2. The Bank of England
– The Bank of England should have had adequate procedures in place for at least the making of a File note of conversations such as that between Mr Tucker and Mr Diamond. The Committee recommends that the Bank undertake a review of its note keeping systems, especially those involving senior executives, and publicly report its conclusions.
– As the Treasury Committee has repeatedly stated, a much stronger governance framework is needed for the Bank of England. Among other things this can ensure that the regulatory authorities are unable to remove senior bank executives arbitrarily or without just cause. The Committee welcomes the fact that the Chairman of the FSA agrees that governance processes must be put in place to ensure accountability and transparency for the process of removing senior bank executives in whom the regulators have lost confidence.
– The regulatory authorities need to possess the ability to remove senior executives, but when they exercise this power, they should recognise their duty of care to shareholders. This issue should be examined by the Bank of England, the FSA and its successor bodies.
3. The Government
– The evidence we have received is that there was significant co-operation between the US and the UK authorities at the time of the 2008 BBA review. It is understandable that regulators, in response to the LIBOR crisis, may have placed information in the public domain to demonstrate their respective assiduity at the time. This release of information must complement co-operation between regulators. The Chancellor should stress to his counterparts the need for such co-operation at the next G20 meeting.
– The Committee recommends that the Government, following the Wheatley review, should consider clarifying the scope of the FSA’s, and its successors’, power to initiate criminal proceedings where there is serious fraudulent conduct in the context of the financial markets.
4. The Wheatley review
– The Wheatley review should now look at the role of the BBA in LIBOR setting at that time in detail and publish its findings. This is essential if its recommendations for a more reliable LIBOR setting process are to carry credibility. The review should include how such systems work during times of financial crisis, when there may be little or no interbank lending taking place, and how the authorities should respond to signs of dysfunction. It should also consider whether a trade association is the appropriate body to perform that role.
– The Committee urges the Wheatley review to consider the case for amending the present law by widening the meaning of market abuse to include the manipulation, or attempted manipulation, of the LIBOR rate and other survey rates.
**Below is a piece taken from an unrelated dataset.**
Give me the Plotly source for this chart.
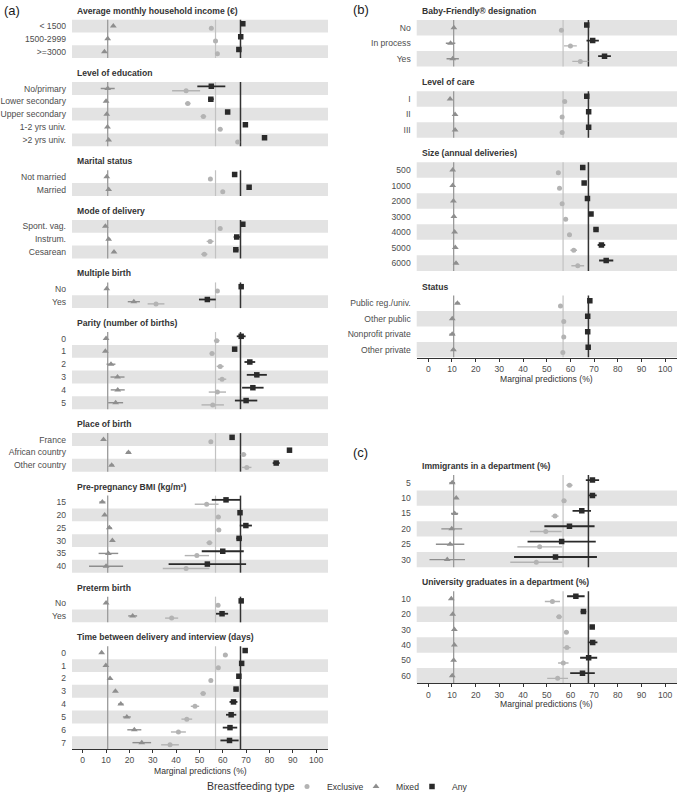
import plotly.graph_objects as go

W, H = 677, 801

# ---------------- data ----------------
series_names = ["Exclusive", "Mixed", "Any"]
overall_excl, overall_mixed, overall_any = 56.9, 10.7, 67.6

# Panel (a)
sections_a = ["Average monthly household income (€)", "Level of education", "Marital status",
              "Mode of delivery", "Multiple birth", "Parity (number of births)", "Place of birth",
              "Pre-pregnancy BMI (kg/m²)", "Preterm birth", "Time between delivery and interview (days)"]
labels_a = [["< 1500", "1500-2999", ">=3000"],
            ["No/primary", "Lower secondary", "Upper secondary", "1-2 yrs univ.", ">2 yrs univ."],
            ["Not married", "Married"],
            ["Spont. vag.", "Instrum.", "Cesarean"],
            ["No", "Yes"],
            ["0", "1", "2", "3", "4", "5"],
            ["France", "African country", "Other country"],
            ["15", "20", "25", "30", "35", "40"],
            ["No", "Yes"],
            ["0", "1", "2", "3", "4", "5", "6", "7"]]
excl_a = [55.1, 56.9, 57.7,
          44.3, 45.0, 51.7, 58.9, 66.4,
          54.7, 60.0,
          58.9, 54.6, 52.1,
          57.7, 31.4,
          57.4, 55.4, 58.9, 59.7, 57.7, 55.7,
          54.9, 68.9, 70.3,
          53.1, 58.1, 58.3, 54.3, 48.9, 44.3,
          58.0, 38.1,
          61.1, 58.1, 54.9, 51.6, 48.1, 44.6, 41.0, 37.4]
excl_err_a = [0.5, 0.4, 0.5,
              6.0, 1.2, 1.2, 1.0, 0.8,
              0.6, 0.7,
              0.5, 1.5, 1.3,
              0.4, 3.6,
              1.2, 1.0, 1.5, 1.8, 3.7, 4.8,
              0.5, 1.2, 2.0,
              5.1, 1.0, 1.0, 1.3, 5.2, 10.0,
              0.4, 2.8,
              1.0, 0.5, 0.6, 1.2, 1.8, 2.3, 3.2, 3.8]
mixed_a = [13.1, 10.7, 9.3,
           10.7, 10.0, 10.3, 10.6, 11.1,
           10.3, 11.1,
           9.7, 11.1, 13.4,
           10.3, 21.9,
           10.0, 9.7, 12.1, 14.9, 15.0, 14.1,
           8.9, 19.6, 12.4,
           8.4, 9.4, 11.4, 12.7, 11.0, 10.0,
           10.0, 21.4,
           8.1, 9.9, 11.7, 14.0, 16.3, 18.9, 22.1, 25.3]
mixed_err_a = [0.6, 0.4, 0.5,
               3.0, 0.6, 0.5, 0.5, 0.5,
               0.4, 0.4,
               0.4, 0.8, 0.8,
               0.3, 2.6,
               0.5, 0.4, 1.9, 3.0, 3.0, 3.2,
               0.4, 1.0, 1.0,
               1.3, 0.5, 1.0, 0.6, 4.2, 7.3,
               0.3, 1.9,
               0.5, 0.3, 0.4, 0.8, 1.2, 1.7, 3.0, 4.0]
any_a = [68.6, 67.7, 66.9,
         55.1, 54.9, 62.1, 69.7, 77.9,
         65.1, 71.3,
         68.6, 66.0, 65.6,
         67.9, 53.4,
         67.9, 65.1, 71.6, 74.6, 72.9, 70.0,
         64.0, 88.6, 82.9,
         61.4, 67.4, 69.9, 67.0, 60.0, 53.4,
         67.9, 59.7,
         69.6, 68.1, 66.9, 65.7, 64.6, 63.6, 63.1, 62.9]
any_err_a = [0.5, 0.4, 0.5,
             6.0, 1.2, 1.0, 0.9, 0.7,
             0.6, 0.6,
             0.4, 1.3, 1.1,
             0.4, 3.6,
             1.9, 1.0, 2.3, 4.3, 4.6, 4.8,
             0.5, 1.0, 1.5,
             6.1, 0.6, 2.6, 1.2, 9.0, 16.6,
             0.4, 2.6,
             0.7, 0.5, 0.6, 1.0, 1.7, 2.2, 3.1, 3.9]

# Panel (b)
sections_b = ["Baby-Friendly® designation", "Level of care", "Size (annual deliveries)", "Status"]
labels_b = [["No", "In process", "Yes"],
            ["I", "II", "III"],
            ["500", "1000", "2000", "3000", "4000", "5000", "6000"],
            ["Public reg./univ.", "Other public", "Nonprofit private", "Other private"]]
excl_b = [56.2, 60.0, 64.2,
          57.6, 56.5, 56.5,
          54.9, 55.4, 56.5, 58.0, 59.6, 61.4, 63.1,
          55.8, 57.2, 57.2, 56.8]
excl_err_b = [0.4, 2.7, 3.4,
              0.5, 0.4, 0.5,
              0.8, 0.5, 0.4, 0.6, 1.0, 1.4, 2.7,
              0.5, 0.5, 0.6, 0.5]
mixed_b = [10.8, 9.4, 10.3,
           9.2, 11.3, 11.3,
           10.3, 10.3, 10.6, 10.8, 11.1, 11.4, 11.7,
           12.3, 10.1, 10.1, 10.6]
mixed_err_b = [0.3, 2.0, 2.6,
               0.4, 0.3, 0.7,
               0.3, 0.3, 0.3, 0.3, 0.4, 0.5, 0.8,
               1.0, 0.5, 1.2, 0.8]
any_b = [66.9, 69.4, 74.4,
         66.9, 67.7, 67.7,
         65.2, 65.8, 67.2, 68.7, 70.8, 73.1, 75.1,
         68.2, 67.3, 67.3, 67.5]
any_err_b = [0.4, 2.6, 2.7,
             0.5, 0.4, 0.5,
             1.0, 0.5, 0.4, 0.6, 1.0, 1.6, 3.0,
             0.5, 0.5, 0.5, 0.5]

# Panel (c)
sections_c = ["Immigrants in a department (%)", "University graduates in a department (%)"]
labels_c = [["5", "10", "15", "20", "25", "30"],
            ["10", "20", "30", "40", "50", "60"]]
excl_c = [59.6, 57.3, 53.5, 49.6, 47.0, 45.6,
          52.4, 55.2, 58.3, 58.5, 57.0, 54.6]
excl_err_c = [1.3, 1.0, 1.5, 6.7, 9.4, 11.0,
              3.2, 1.3, 1.0, 1.6, 2.2, 4.4]
mixed_c = [10.1, 11.8, 11.1, 9.9, 9.2, 8.0,
           9.7, 10.3, 11.0, 11.0, 10.7, 10.1]
mixed_err_c = [1.2, 0.8, 1.5, 4.4, 6.0, 7.5,
               0.4, 0.3, 0.3, 0.4, 0.4, 0.8]
any_c = [69.3, 69.3, 64.8, 59.6, 56.3, 53.7,
         62.3, 65.5, 69.2, 69.4, 67.7, 65.1]
any_err_c = [2.8, 1.8, 3.9, 10.6, 14.4, 17.5,
             3.7, 1.2, 1.0, 2.0, 3.6, 5.2]

x_ticks = [0, 10, 20, 30, 40, 50, 60, 70, 80, 90, 100]

# ---------------- styling ----------------
FONT = "Liberation Sans"
COL_EXCL, COL_MIXED, COL_ANY = "#b3b3b3", "#8e8e8e", "#2a2a2a"
BAND = "#e3e3e3"
TXT = "#4d4d4d"
DODGE = 0.17
LEGEND_KEYS = {"Exclusive": "legend", "Mixed": "legend2", "Any": "legend3"}


def layout_rows(label_groups, gap):
    pos, bounds, y = [], [], 0.0
    for labs in label_groups:
        start = y
        for _ in labs:
            pos.append(y)
            y += 1
        bounds.append((start, y - 1))
        y += gap
    return pos, bounds


def px_to_paper_y(px):
    return 1 - px / H


panels = [
    dict(key="", secs=sections_a, labs=labels_a, gap=1.866,
         dom_x=(72 / W, 328 / W), dom_y_px=(19.6, 750), xr=[-4.6, 105.1],
         data=(excl_a, excl_err_a, mixed_a, mixed_err_a, any_a, any_err_a),
         left_px=72, title_px=772, legend=True),
    dict(key="2", secs=sections_b, labs=labels_b, gap=1.587,
         dom_x=(416.7 / W, 1.0), dom_y_px=(20, 358), xr=[-4.9, 105.0],
         data=(excl_b, excl_err_b, mixed_b, mixed_err_b, any_b, any_err_b),
         left_px=416.7, title_px=379.5, legend=False),
    dict(key="3", secs=sections_c, labs=labels_c, gap=1.55,
         dom_x=(416.7 / W, 1.0), dom_y_px=(475.6, 684.3), xr=[-4.9, 105.0],
         data=(excl_c, excl_err_c, mixed_c, mixed_err_c, any_c, any_err_c),
         left_px=416.7, title_px=705, legend=False),
]

fig = go.Figure()
shapes, annotations = [], []
layout_axes = {}

for p in panels:
    k = p["key"]
    xname, yname = "x" + k, "y" + k
    pos, bounds = layout_rows(p["labs"], p["gap"])
    flat_labels = [l for g in p["labs"] for l in g]
    ex, exe, mx, mxe, an, ane = p["data"]

    # bands (bottom row of each section is shaded, alternating upward)
    for (s0, s1) in bounds:
        n = int(round(s1 - s0)) + 1
        for i in range(n):
            if (n - 1 - i) % 2 == 0:
                shapes.append(dict(type="rect", xref=xname + " domain", x0=0, x1=1,
                                   yref=yname, y0=s0 + i - 0.5, y1=s0 + i + 0.5,
                                   fillcolor=BAND, line=dict(width=0), layer="below"))
        for val, col, w in [(overall_mixed, "#9a9a9a", 1.3), (overall_excl, "#c2c2c2", 1.2),
                            (overall_any, "#333333", 1.5)]:
            shapes.append(dict(type="line", xref=xname, x0=val, x1=val, yref=yname,
                               y0=s0 - 0.5, y1=s1 + 0.5, line=dict(color=col, width=w),
                               layer="below"))

    for title, (s0, s1) in zip(p["secs"], bounds):
        annotations.append(dict(text="<b>" + title + "</b>", xref="paper", x=(p["left_px"] + 3) / W,
                                xanchor="left", yref=yname, y=s0 - 0.5, yshift=9, yanchor="middle",
                                showarrow=False, font=dict(family=FONT, size=8.6, color="#333333")))

    traces = [("Exclusive", ex, exe, COL_EXCL, "circle", 5, DODGE, 1.4),
              ("Mixed", mx, mxe, COL_MIXED, "triangle-up", 6, 0.0, 1.4),
              ("Any", an, ane, COL_ANY, "square", 5.5, -DODGE, 1.8)]
    for name, vals, errs, col, sym, size, off, thick in traces:
        fig.add_trace(go.Scatter(
            x=vals, y=[q + off for q in pos], mode="markers", name=name,
            marker=dict(symbol=sym, size=size, color=col, line=dict(width=0)),
            error_x=dict(type="data", array=errs, width=0, thickness=thick, color=col),
            xaxis=xname, yaxis=yname, showlegend=p["legend"], legend=LEGEND_KEYS[name],
            hoverinfo="skip"))

    total_last = pos[-1]
    layout_axes["xaxis" + k] = dict(domain=list(p["dom_x"]), anchor=yname, range=p["xr"],
                                    tickvals=x_ticks, ticks="outside", ticklen=3, tickwidth=1,
                                    tickcolor="#333333", showline=True, linecolor="#333333",
                                    linewidth=1.1, showgrid=False, zeroline=False,
                                    tickfont=dict(family=FONT, size=8.6, color=TXT))
    layout_axes["yaxis" + k] = dict(domain=[px_to_paper_y(p["dom_y_px"][1]), px_to_paper_y(p["dom_y_px"][0])],
                                    anchor=xname, range=[total_last + 0.5, -0.5],
                                    tickvals=pos, ticktext=flat_labels, ticks="", showline=False,
                                    showgrid=False, zeroline=False, ticklabelstandoff=5,
                                    tickfont=dict(family=FONT, size=8.6, color=TXT))
    dx = p["dom_x"]
    annotations.append(dict(text="Marginal predictions (%)", xref="paper", x=(dx[0] + dx[1]) / 2,
                            xanchor="center", yref="paper", y=px_to_paper_y(p["title_px"]),
                            yanchor="middle", showarrow=False,
                            font=dict(family=FONT, size=8.6, color="#333333")))

for lab, xp, yp in [("(a)", 2, 11), ("(b)", 351, 10), ("(c)", 351, 453)]:
    annotations.append(dict(text=lab, xref="paper", x=xp / W, xanchor="left", yref="paper",
                            y=px_to_paper_y(yp), yanchor="middle", showarrow=False,
                            font=dict(family=FONT, size=13, color="#1a1a1a")))

# legend title
annotations.append(dict(text="Breastfeeding type", xref="paper", x=205 / W, xanchor="left",
                        yref="paper", y=px_to_paper_y(787), yanchor="middle", showarrow=False,
                        font=dict(family=FONT, size=10.5, color="#333333")))


def legend_box(x_px):
    return dict(orientation="h", x=x_px / W, xanchor="left", y=px_to_paper_y(787), yanchor="middle",
                font=dict(family=FONT, size=8.6, color="#333333"), itemwidth=30,
                bgcolor="rgba(0,0,0,0)", borderwidth=0)


fig.update_layout(
    width=W, height=H, margin=dict(l=0, r=0, t=0, b=0),
    paper_bgcolor="white", plot_bgcolor="white",
    shapes=shapes, annotations=annotations,
    legend=legend_box(287), legend2=legend_box(356), legend3=legend_box(412),
    **layout_axes,
)

fig.write_html("out.html", config={"displayModeBar": False},
               post_script="document.body.style.margin='0';")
They should also consider the case for widening the definition of the criminal offence in section 397 of FSMA to include a course of conduct which involves the intention or reckless manipulation of LIBOR and other survey rates.
– The Committee recommends that the Wheatley review examines whether there is a legislative gap between the responsibility of the FSA and the SFO to initiate a criminal investigation in a case of serious fraud committed in relation to the financial markets.
5. The Parliamentary Commission on Banking Standards
– The Parliamentary Commission on Banking Standards’ examination of the corporate governance of systemically important financial institutions should consider how to mitigate the risk that the leadership style of a chief executive may permit a lack of effective challenge or to the firm committing strategic mistakes.